Scott Heiferman Responds To "New Meetup" Backlash

January 31, 2011 | 3:11 p.m
And for my next magic trick, I will make angry users disappear.
And for my next magic trick, I will make angry users disappear.

One site redesign and a few thousands angry comments later, Meetup CEO Scott Heiferman has finally issued a public response

The big news for angry organizers who wanted their old site back is that Meetup is listening to users and will be making changes to the redesign. 

"Over the weekend, our team has been assessing the feedback and stats and will soon start rolling out improvements based on the feedback," wrote Heiferman.

He also took time to reply to a few specific rumors about the redesign, although he stopped short of issuing a full apology. 

We are not getting paid by Google for use of their maps.

We are listening. The fact that less than 2% of Organizers have posted here, does not make us value the feedback any less.
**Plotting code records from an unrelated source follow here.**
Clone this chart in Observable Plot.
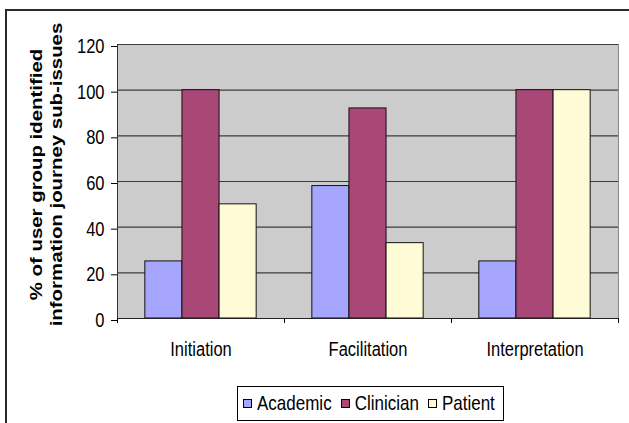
<!DOCTYPE html>
<html><head><meta charset="utf-8">
<script src="https://cdn.jsdelivr.net/npm/d3@7"></script>
<script src="https://cdn.jsdelivr.net/npm/@observablehq/plot@0.6"></script>
<style>
html,body{margin:0;padding:0;background:#fff;}
#wrap{position:relative;width:629px;height:423px;overflow:hidden;font-family:"Liberation Sans",Arial,sans-serif;}
#border{position:absolute;left:5px;top:9px;width:700px;height:500px;border-left:2px solid #2a2a2a;border-top:2px solid #2a2a2a;}
#chart{position:absolute;left:0;top:0;}
#legend{position:absolute;left:237px;top:386px;width:260px;height:33px;padding-left:5px;border:1px solid #000;display:flex;align-items:center;font-size:17px;color:#000;background:#fff;}
.item{display:flex;align-items:center;margin-right:9px;}
.sw{width:7px;height:7px;border:1px solid #000;margin-right:5px;}
.lab{display:inline-block;transform:scaleY(1.2);line-height:1;}
</style></head>
<body><div id="wrap"><div id="border"></div><div id="chart"></div><div id="legend"></div></div>
<script>
const categories = ["Initiation", "Facilitation", "Interpretation"];
const seriesNames = ["Academic", "Clinician", "Patient"];
const academic = [25, 58, 25];
const clinician = [100, 92, 100];
const patient = [50, 33, 100];
const yTicks = [0, 20, 40, 60, 80, 100, 120];
const colors = ["#a6a6ff", "#a94777", "#fffbd6"];
const titleLines = ["% of user group identified", "information journey sub-issues"];

const seriesValues = [academic, clinician, patient];
const rows = [];
categories.forEach((c, ci) => seriesNames.forEach((s, si) =>
  rows.push({category: c, ci, series: s, si, value: seriesValues[si][ci]})));

const groupPad = 1 / 6;
const barSpan = (1 - 2 * groupPad) / seriesNames.length;

const plot = Plot.plot({
  width: 629, height: 380,
  marginTop: 44, marginBottom: 62, marginLeft: 117, marginRight: 11,
  style: {fontFamily: '"Liberation Sans", Arial, sans-serif', fontSize: "16.5px", background: "transparent", color: "#000", overflow: "visible"},
  x: {type: "linear", domain: [0, categories.length]},
  y: {domain: [0, 120]},
  color: {domain: seriesNames, range: colors},
  marks: [
    Plot.frame({fill: "#cccccc", stroke: "#8a8a8a"}),
    Plot.gridY(yTicks, {stroke: "#3c3c3c", strokeOpacity: 1, strokeWidth: 1.2}),
    Plot.rectY(rows, {
      x1: d => d.ci + groupPad + d.si * barSpan,
      x2: d => d.ci + groupPad + (d.si + 1) * barSpan,
      y1: 0, y2: "value", fill: "series", stroke: "#111", strokeWidth: 1
    }),
    Plot.ruleX([0], {stroke: "#333"}),
    Plot.ruleY([0], {stroke: "#222"}),
    Plot.axisY(yTicks, {tickSize: 6, tickPadding: 7, label: null, dy: 2}),
    Plot.axisX(d3.range(categories.length + 1), {tickSize: 5, tickFormat: () => "", label: null}),
    Plot.text(categories, {x: (d, i) => i + 0.5, frameAnchor: "bottom", lineAnchor: "middle", dy: 31, fill: "#000"}),
    Plot.text([titleLines.join("\n")], {
      frameAnchor: "left", rotate: -90, textAnchor: "middle", lineAnchor: "middle",
      lineHeight: 1.15, fontWeight: "bold", fontSize: 17, dx: -71.5, dy: -7, fill: "#000"
    })
  ]
});
document.getElementById("chart").appendChild(plot);

plot.querySelectorAll("text").forEach(t => {
  const b = t.getBBox();
  const cx = b.x + b.width / 2, cy = b.y + b.height / 2;
  const m = t.getCTM();
  const rot = m && Math.abs(m.b) > 0.5;
  const s = rot ? "scale(1.2,1)" : "scale(1,1.2)";
  const prev = t.getAttribute("transform") || "";
  t.setAttribute("transform", `${prev} translate(${cx},${cy}) ${s} translate(${-cx},${-cy})`);
});

const legend = document.getElementById("legend");
seriesNames.forEach((s, i) => {
  const item = document.createElement("div");
  item.className = "item";
  const sw = document.createElement("span");
  sw.className = "sw";
  sw.style.background = colors[i];
  const lab = document.createElement("span");
  lab.className = "lab";
  lab.textContent = s;
  item.appendChild(sw);
  item.appendChild(lab);
  legend.appendChild(item);
});
</script>
</body></html>
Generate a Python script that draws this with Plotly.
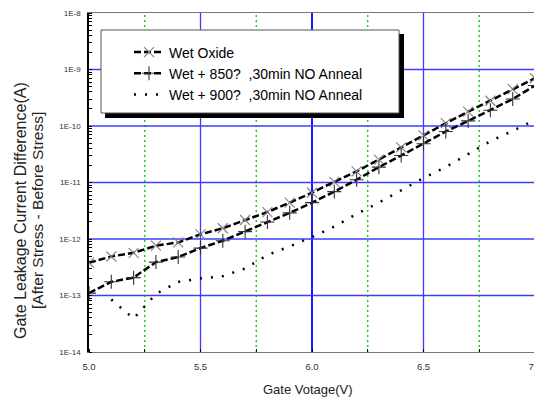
import plotly.graph_objects as go

voltage = [5.0, 5.1, 5.2, 5.3, 5.4, 5.5, 5.6, 5.7, 5.8, 5.9, 6.0,
           6.1, 6.2, 6.3, 6.4, 6.5, 6.6, 6.7, 6.8, 6.9, 7.0]
wet_oxide = [3.8e-13, 4.9e-13, 5.7e-13, 7.6e-13, 8.7e-13, 1.21e-12, 1.55e-12,
             2.17e-12, 3.0e-12, 4.4e-12, 6.6e-12, 1.03e-11, 1.58e-11, 2.55e-11,
             4.2e-11, 6.8e-11, 1.12e-10, 1.79e-10, 2.8e-10, 4.5e-10, 7.0e-10]
wet_850 = [1.1e-13, 1.75e-13, 2.07e-13, 3.9e-13, 4.8e-13, 6.9e-13, 9.3e-13,
           1.35e-12, 2.0e-12, 2.9e-12, 4.4e-12, 6.9e-12, 1.12e-11, 1.87e-11,
           3.0e-11, 4.85e-11, 8.0e-11, 1.23e-10, 1.9e-10, 3.0e-10, 5.2e-10]
wet_900 = [None, 8.5e-14, 3.9e-14, 1.07e-13, 1.74e-13, 2.0e-13, 2.2e-13,
           3.0e-13, 5.2e-13, 7.4e-13, 1.08e-12, 1.66e-12, 2.77e-12, 4.4e-12,
           7.2e-12, 1.2e-11, 1.88e-11, 3.2e-11, 5.4e-11, 8.2e-11, 1.28e-10]

names = ["Wet Oxide", "Wet + 850?  ,30min NO Anneal", "Wet + 900?  ,30min NO Anneal"]
y_tickvals = [1e-14, 1e-13, 1e-12, 1e-11, 1e-10, 1e-9, 1e-8]
y_ticktext = ["1E-14", "1E-13", "1E-12", "1E-11", "1E-10", "1E-9", "1E-8"]
x_tickvals = [5.0, 5.5, 6.0, 6.5, 7.0]
x_ticktext = ["5.0", "5.5", "6.0", "6.5", "7.0"]
x_major_grid = [5.5, 6.5]
x_strong_grid = [6.0]
x_minor_grid = [5.25, 5.75, 6.25, 6.75]
y_title = ["Gate Leakage Current Difference(A)", "[After Stress - Before Stress]"]
x_title = "Gate Votage(V)"

FONT = "Liberation Sans, Arial, sans-serif"
# page body has an 8px margin: the figure is sized / offset to compensate
OFF = 8
PAGE_W, PAGE_H = 542, 400
L, R, T, B = 89, 535, 13, 352   # plot area in page pixels
W, H = PAGE_W - OFF, PAGE_H - OFF
BLUE = "#3c3cff"
GREEN = "#00cc00"


def px(x):
    return (x - L) / (R - L)


def py(y):
    return (B - y) / (B - T)


fig = go.Figure()
fig.add_trace(go.Scatter(
    x=voltage, y=wet_oxide, name=names[0], mode="lines+markers",
    line=dict(color="black", width=2.5, dash="7px,3px"),
    marker=dict(symbol="x-thin-open", size=10, color="#808080",
                line=dict(color="#808080", width=1.1)),
))
fig.add_trace(go.Scatter(
    x=voltage, y=wet_850, name=names[1], mode="lines+markers",
    line=dict(color="black", width=2.5, dash="7px,3px"),
    marker=dict(symbol="cross-thin-open", size=10, color="#333333",
                line=dict(color="#333333", width=1.1)),
))
fig.add_trace(go.Scatter(
    x=voltage, y=wet_900, name=names[2], mode="lines",
    line=dict(color="black", width=2.5, dash="2px,9px"),
))

# grid lines
for xv in x_minor_grid:
    fig.add_vline(x=xv, line=dict(color=GREEN, width=1.3, dash="2px,3px"), layer="below")
for xv in x_major_grid:
    fig.add_vline(x=xv, line=dict(color=BLUE, width=1.3), layer="below")
for xv in x_strong_grid:
    fig.add_vline(x=xv, line=dict(color="#0000ff", width=1.8), layer="below")
for yv in y_tickvals[1:-1]:
    fig.add_hline(y=yv, line=dict(color=BLUE, width=1.3), layer="below")

# gray right border
fig.add_shape(type="line", xref="paper", yref="paper", x0=1, x1=1, y0=0, y1=1,
              line=dict(color="#888888", width=1.2))

# legend box with shadow
fig.add_shape(type="rect", xref="paper", yref="paper",
              x0=px(105), x1=px(404), y0=py(118), y1=py(34),
              fillcolor="black", line=dict(width=0), layer="above")
fig.add_shape(type="rect", xref="paper", yref="paper",
              x0=px(101), x1=px(399), y0=py(113), y1=py(30),
              fillcolor="white", line=dict(color="#555555", width=1), layer="above")

# axis titles
fig.add_annotation(text=y_title[0], xref="paper", yref="paper", x=px(20), y=py(211),
                   textangle=-90, showarrow=False, xanchor="center", yanchor="middle",
                   font=dict(size=16, family=FONT, color="#222222"))
fig.add_annotation(text=y_title[1], xref="paper", yref="paper", x=px(37), y=py(211),
                   textangle=-90, showarrow=False, xanchor="center", yanchor="middle",
                   font=dict(size=15.5, family=FONT, color="#222222"))
fig.add_annotation(text=x_title, xref="paper", yref="paper", x=px(308), y=py(389),
                   showarrow=False, xanchor="center", yanchor="middle",
                   font=dict(size=13, family=FONT, color="#222222"))

fig.update_layout(
    width=W, height=H,
    margin=dict(l=L - OFF, r=W - (R - OFF), t=T - OFF, b=H - (B - OFF)),
    paper_bgcolor="white", plot_bgcolor="white",
    font=dict(family=FONT, color="#222222"),
    showlegend=True,
    legend=dict(x=px(129), y=py(36.5), xanchor="left", yanchor="top",
                bgcolor="rgba(0,0,0,0)", borderwidth=0,
                font=dict(size=14, family=FONT, color="black"),
                itemwidth=30, tracegroupgap=0),
    xaxis=dict(
        range=[5.0, 7.0], tickvals=x_tickvals, ticktext=x_ticktext,
        showgrid=False,
        showline=True, linecolor="#777777", linewidth=1.2, mirror=True,
        ticks="", tickfont=dict(size=9.5, color="#333333"),
        ticklabelstandoff=5, automargin=False, ticklabeloverflow="allow",
        minor=dict(dtick=0.25, tick0=5.0, showgrid=False, ticks="inside",
                   ticklen=3, tickcolor="black"),
        zeroline=False,
    ),
    yaxis=dict(
        type="log", range=[-14, -8], tickvals=y_tickvals, ticktext=y_ticktext,
        showgrid=False,
        showline=True, linecolor="black", linewidth=1.5,
        ticks="", tickfont=dict(size=8, color="#333333"),
        ticklabelstandoff=5, automargin=False, ticklabeloverflow="allow",
        minor=dict(dtick="D1", ticks="inside", ticklen=3, tickcolor="black",
                   showgrid=False),
        zeroline=False,
    ),
)

fig.write_html("out.html")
The new functionality gives Organizers the option to allow people to contribute more actively. There are legitimate concerns about of spam and other risks of openness, and they will continually be addressed, but we started Meetup with a belief that "people are generally good", and it has served us well so far. Organizers can turn off the ability for members to schedule Meetups.

Facebook, with its 600 million users, can afford to piss people off. Meetup, on the other hand, lives and dies by the folks who are engaged enough to put together a group, curate a page and arrange outside events.

As co-founder Matt Meeker told The Observer this morning, the company found that increasing the dues organizers had to pay actually improved engagement. "It meant that the people running the Meetups has some real skin in the game, and we found they were more active and committed," said Meeker. 

But a lot of Meetup organizers felt the redesign undermined their hard work. An organizer wrote The Observer to say that he was never warned a change was coming to the site. He had already planned out a year of meetings for his group and the redesign stripped out photos and text he spent hours building into his page's schedule.

"They’ve been defensive, arrogant and not very helpful in a practical sense," this organizer wrote. "An apology would have gone a long way to ease tensions."